Location of Sound Underwater

It can take a while to get used to hearing sound underwater. You are constantly receiving visual input through an entire dive, so your brain learns to compensate for refraction and other visual properties of water. However, audible input is not constant, so each time a boat drives by it catches you by surprise. What makes sound different underwater?

The largest difference is speed. At the surface, sound travels at about 340 m/s. In sea water that increases to about 1500 m/s, over four times faster! You constantly use the speed of sound to distinguish the audible world around you; your brain is unable to cope with this drastic increase, and thus noises sound like they are coming from all over.

With the relatively slow speed of sound in air, your brain uses the distance between your ears to pinpoint the sound’s origin (through a process called triangulation). For example, let’s say you hear a sound immediately to your left. The sound will reach your left ear before your right. If your ears are a distance of 8 inches = 0.2032 meters apart, we can determine the time difference as t = 0.2032 m / (340 m/s) = 0.000597 s. Small, yes, but large enough for your brain to detect. If the sound reaches your ears at the same time, then the sound is coming from directly in front, above, or behind you (ignoring sound waves bouncing off walls). Visual input fills in the missing blanks to pinpoint the sound’s origin.
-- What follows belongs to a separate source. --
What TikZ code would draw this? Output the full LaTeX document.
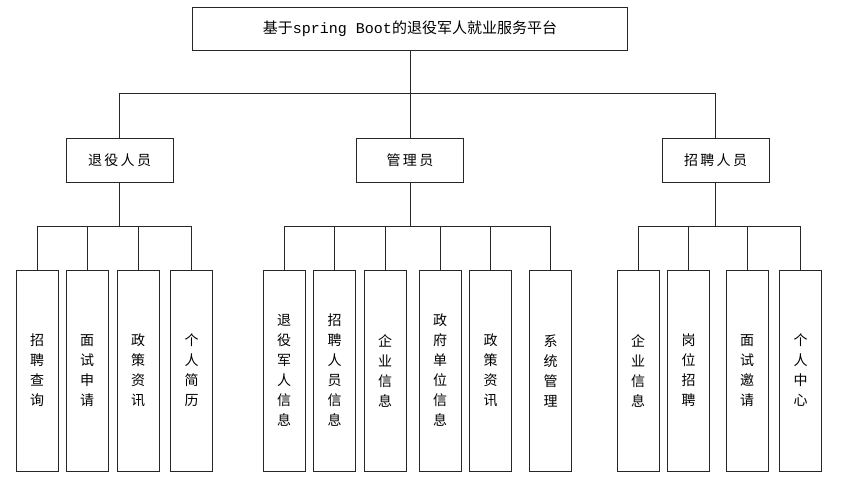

We pinpoint sound based on difference between when it reaches our ears

Now let’s repeat the same calculation underwater. The time differential from a sound immediately to your left is t = 0.2032 m / (1500 m / s) = 0.000135 s; below the threshold your brain can distinguish. Combine this with no visual input directly in front of you, and your brain just assumes that all sound is coming from directly on top of you. Humans don’t like loud noises (such as those from boat engines) from directly above, so this tends to trigger fear reflexes.

Sound bounces off walls and objects, further aiding your brain in the triangulation process. The ocean is a much wider expanse in which sound travels freely, further altering your underwater perception.